Quel psychanalyste mettra enfin la France sur le divan pour tenter d’éclairer le grand fantasme de l’antiaméricanisme ? Pourquoi ces deux pays à vocation universelle sont-ils comme chien et chat ? Chacun se sent investi d’une mission civilisatrice. Chacun a une leçon à donner au monde. Mais ce n’est pas la même. Les Américains voudraient résoudre les problèmes qui se posent à la planète par deux remèdes : l’argent et la morale. En France, l’argent n’a jamais été un but en soi. Rockefeller ne fait rêver personne.
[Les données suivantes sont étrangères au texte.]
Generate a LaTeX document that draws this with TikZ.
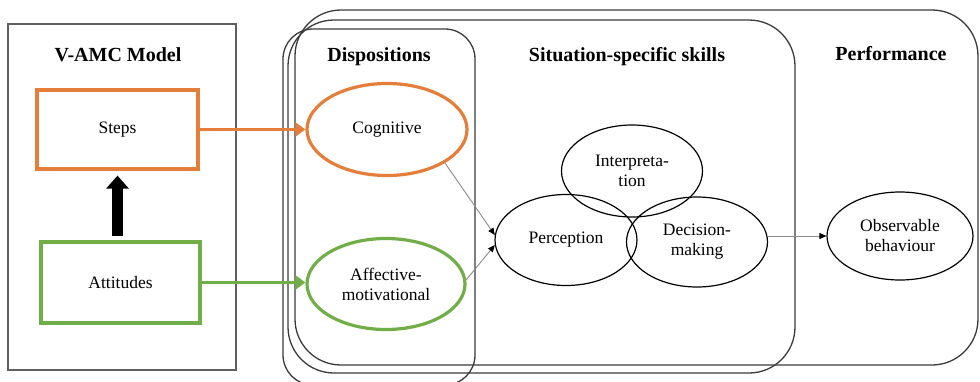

Et la morale, dans sa conception puritaine, fait carrément sourire les Français : Clinton et Strauss-Kahn n’auraient pas suscité la plus petite commission d’enquête ni même un écho dans le « Canard enchaîné ». Quant au mensonge, si meurtrier en politique outre-Atlantique, il n’a jamais, en France, tué personne.

Mais l’opposition fondamentale, c’est que l’Amérique voudrait imposer au monde une vision américaine des choses, y faire régner sa conception de la civilisation. La France vise, elle, à ce que toutes les nations, à travers elle et ses valeurs, développent, sans se renier, un patriotisme de l’universel. C’est cette ambition que les Français ont cru discerner fraternellement dans Obama. Désormais, on aura bien du mal à parler d’antiaméricanisme. Sauf à admettre qu’il est soluble dans l’Obamania.